Set problem — Below is a listing. Return the lines from the one that contains "Rebuild this chart" to the one that contains "svg.selectAll('*').remove();", both ends included, verbatim and with no pictures.

Dataset content —
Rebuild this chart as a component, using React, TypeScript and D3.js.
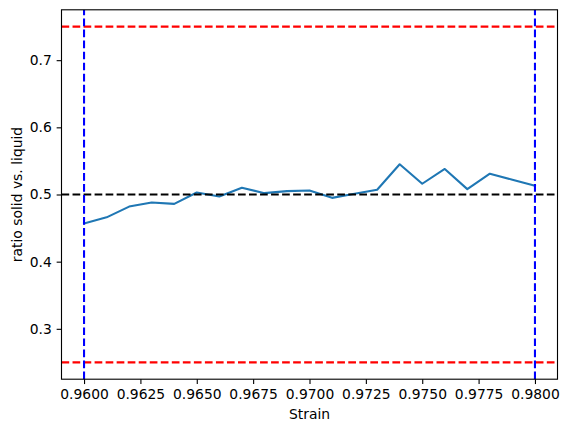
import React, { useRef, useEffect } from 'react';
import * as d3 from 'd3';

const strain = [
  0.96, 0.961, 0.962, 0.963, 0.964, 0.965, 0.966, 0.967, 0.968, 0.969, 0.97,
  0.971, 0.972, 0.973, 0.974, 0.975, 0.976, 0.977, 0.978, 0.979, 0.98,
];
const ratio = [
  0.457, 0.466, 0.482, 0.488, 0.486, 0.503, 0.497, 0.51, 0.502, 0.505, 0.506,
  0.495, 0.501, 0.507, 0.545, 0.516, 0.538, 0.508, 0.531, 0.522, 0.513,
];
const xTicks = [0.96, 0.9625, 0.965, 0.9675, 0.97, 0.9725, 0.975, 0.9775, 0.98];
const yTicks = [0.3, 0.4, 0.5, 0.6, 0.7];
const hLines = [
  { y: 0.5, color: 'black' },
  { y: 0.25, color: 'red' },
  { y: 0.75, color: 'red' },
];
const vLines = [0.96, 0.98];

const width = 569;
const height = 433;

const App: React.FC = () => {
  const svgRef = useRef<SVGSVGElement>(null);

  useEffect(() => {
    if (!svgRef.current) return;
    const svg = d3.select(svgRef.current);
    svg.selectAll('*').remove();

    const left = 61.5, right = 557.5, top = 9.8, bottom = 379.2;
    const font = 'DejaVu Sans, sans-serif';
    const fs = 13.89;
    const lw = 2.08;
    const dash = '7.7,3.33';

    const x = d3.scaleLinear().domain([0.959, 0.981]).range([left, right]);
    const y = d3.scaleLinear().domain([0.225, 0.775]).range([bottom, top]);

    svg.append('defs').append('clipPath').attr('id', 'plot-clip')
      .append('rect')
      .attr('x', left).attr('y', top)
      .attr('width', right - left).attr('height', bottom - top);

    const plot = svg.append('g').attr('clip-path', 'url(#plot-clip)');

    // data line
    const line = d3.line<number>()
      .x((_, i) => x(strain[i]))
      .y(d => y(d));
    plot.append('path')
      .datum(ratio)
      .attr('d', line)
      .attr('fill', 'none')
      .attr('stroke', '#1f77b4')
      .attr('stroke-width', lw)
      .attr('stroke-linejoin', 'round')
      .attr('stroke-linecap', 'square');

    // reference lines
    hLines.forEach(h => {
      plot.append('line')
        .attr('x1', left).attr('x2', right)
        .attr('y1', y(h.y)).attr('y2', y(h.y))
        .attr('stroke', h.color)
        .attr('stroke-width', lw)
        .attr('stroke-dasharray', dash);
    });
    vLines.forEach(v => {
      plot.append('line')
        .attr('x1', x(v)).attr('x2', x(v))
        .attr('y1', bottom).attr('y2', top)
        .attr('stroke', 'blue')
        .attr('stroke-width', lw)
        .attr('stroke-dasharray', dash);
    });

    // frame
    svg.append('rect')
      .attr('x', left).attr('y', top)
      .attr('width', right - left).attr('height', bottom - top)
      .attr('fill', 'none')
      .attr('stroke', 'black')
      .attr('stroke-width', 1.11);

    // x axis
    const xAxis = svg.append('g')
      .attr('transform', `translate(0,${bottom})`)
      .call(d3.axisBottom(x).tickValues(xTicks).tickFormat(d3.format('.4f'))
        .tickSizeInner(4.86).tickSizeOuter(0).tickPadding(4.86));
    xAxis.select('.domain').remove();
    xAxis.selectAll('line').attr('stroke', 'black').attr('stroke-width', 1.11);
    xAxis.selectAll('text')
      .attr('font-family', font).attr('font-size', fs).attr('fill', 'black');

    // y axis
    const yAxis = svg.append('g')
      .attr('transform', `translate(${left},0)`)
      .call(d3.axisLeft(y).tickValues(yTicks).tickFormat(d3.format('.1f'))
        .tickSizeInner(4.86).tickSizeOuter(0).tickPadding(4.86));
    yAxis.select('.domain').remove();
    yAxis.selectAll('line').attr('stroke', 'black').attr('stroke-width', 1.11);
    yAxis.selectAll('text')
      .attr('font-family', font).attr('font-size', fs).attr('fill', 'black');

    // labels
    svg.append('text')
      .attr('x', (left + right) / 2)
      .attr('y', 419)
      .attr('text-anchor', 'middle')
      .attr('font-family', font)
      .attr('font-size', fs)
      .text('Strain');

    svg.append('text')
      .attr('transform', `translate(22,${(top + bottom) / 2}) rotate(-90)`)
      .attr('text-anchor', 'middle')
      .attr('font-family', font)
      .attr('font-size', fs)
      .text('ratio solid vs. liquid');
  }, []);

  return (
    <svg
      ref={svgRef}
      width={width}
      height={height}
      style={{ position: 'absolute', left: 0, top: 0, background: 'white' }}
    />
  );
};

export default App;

---

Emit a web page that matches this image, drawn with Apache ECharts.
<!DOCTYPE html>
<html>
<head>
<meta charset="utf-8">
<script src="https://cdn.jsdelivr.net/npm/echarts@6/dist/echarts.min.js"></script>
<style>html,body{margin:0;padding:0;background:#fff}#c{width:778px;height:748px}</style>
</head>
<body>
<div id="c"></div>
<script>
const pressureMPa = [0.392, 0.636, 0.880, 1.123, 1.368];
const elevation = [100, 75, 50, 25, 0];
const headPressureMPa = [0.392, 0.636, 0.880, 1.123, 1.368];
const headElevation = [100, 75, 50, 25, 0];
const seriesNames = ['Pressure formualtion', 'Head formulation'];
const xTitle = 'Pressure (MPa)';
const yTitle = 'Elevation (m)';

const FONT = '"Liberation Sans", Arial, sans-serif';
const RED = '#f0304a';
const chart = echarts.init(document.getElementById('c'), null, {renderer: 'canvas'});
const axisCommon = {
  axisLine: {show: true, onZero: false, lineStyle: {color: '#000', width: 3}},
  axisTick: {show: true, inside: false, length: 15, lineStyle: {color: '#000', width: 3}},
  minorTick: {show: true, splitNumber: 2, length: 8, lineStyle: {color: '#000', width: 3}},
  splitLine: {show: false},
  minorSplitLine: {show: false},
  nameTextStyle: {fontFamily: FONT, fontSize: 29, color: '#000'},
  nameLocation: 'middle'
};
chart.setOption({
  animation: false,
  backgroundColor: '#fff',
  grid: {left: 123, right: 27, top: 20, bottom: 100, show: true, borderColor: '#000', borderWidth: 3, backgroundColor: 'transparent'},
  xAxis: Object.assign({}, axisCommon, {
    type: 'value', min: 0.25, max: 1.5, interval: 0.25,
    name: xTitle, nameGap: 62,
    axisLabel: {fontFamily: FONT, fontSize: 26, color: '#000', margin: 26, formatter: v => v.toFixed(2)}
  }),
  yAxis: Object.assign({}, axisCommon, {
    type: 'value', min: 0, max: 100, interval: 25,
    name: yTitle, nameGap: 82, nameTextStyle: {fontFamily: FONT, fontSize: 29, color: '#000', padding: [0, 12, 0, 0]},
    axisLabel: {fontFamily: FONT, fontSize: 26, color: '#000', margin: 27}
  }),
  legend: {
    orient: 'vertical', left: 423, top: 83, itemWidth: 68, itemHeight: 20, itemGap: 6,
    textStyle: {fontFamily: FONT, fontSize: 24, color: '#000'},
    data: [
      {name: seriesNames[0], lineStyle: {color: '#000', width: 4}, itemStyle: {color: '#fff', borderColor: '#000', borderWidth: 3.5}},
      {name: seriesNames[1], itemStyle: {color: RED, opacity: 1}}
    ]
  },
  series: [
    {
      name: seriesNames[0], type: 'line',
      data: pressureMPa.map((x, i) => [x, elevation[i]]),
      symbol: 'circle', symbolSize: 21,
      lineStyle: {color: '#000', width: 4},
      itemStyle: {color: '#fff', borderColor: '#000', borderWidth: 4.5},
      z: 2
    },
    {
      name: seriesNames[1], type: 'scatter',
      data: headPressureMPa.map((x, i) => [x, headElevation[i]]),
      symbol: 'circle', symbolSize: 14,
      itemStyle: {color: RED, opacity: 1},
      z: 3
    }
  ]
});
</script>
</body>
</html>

Response below —
Rebuild this chart as a component, using React, TypeScript and D3.js.
import React, { useRef, useEffect } from 'react';
import * as d3 from 'd3';

const strain = [
  0.96, 0.961, 0.962, 0.963, 0.964, 0.965, 0.966, 0.967, 0.968, 0.969, 0.97,
  0.971, 0.972, 0.973, 0.974, 0.975, 0.976, 0.977, 0.978, 0.979, 0.98,
];
const ratio = [
  0.457, 0.466, 0.482, 0.488, 0.486, 0.503, 0.497, 0.51, 0.502, 0.505, 0.506,
  0.495, 0.501, 0.507, 0.545, 0.516, 0.538, 0.508, 0.531, 0.522, 0.513,
];
const xTicks = [0.96, 0.9625, 0.965, 0.9675, 0.97, 0.9725, 0.975, 0.9775, 0.98];
const yTicks = [0.3, 0.4, 0.5, 0.6, 0.7];
const hLines = [
  { y: 0.5, color: 'black' },
  { y: 0.25, color: 'red' },
  { y: 0.75, color: 'red' },
];
const vLines = [0.96, 0.98];

const width = 569;
const height = 433;

const App: React.FC = () => {
  const svgRef = useRef<SVGSVGElement>(null);

  useEffect(() => {
    if (!svgRef.current) return;
    const svg = d3.select(svgRef.current);
    svg.selectAll('*').remove();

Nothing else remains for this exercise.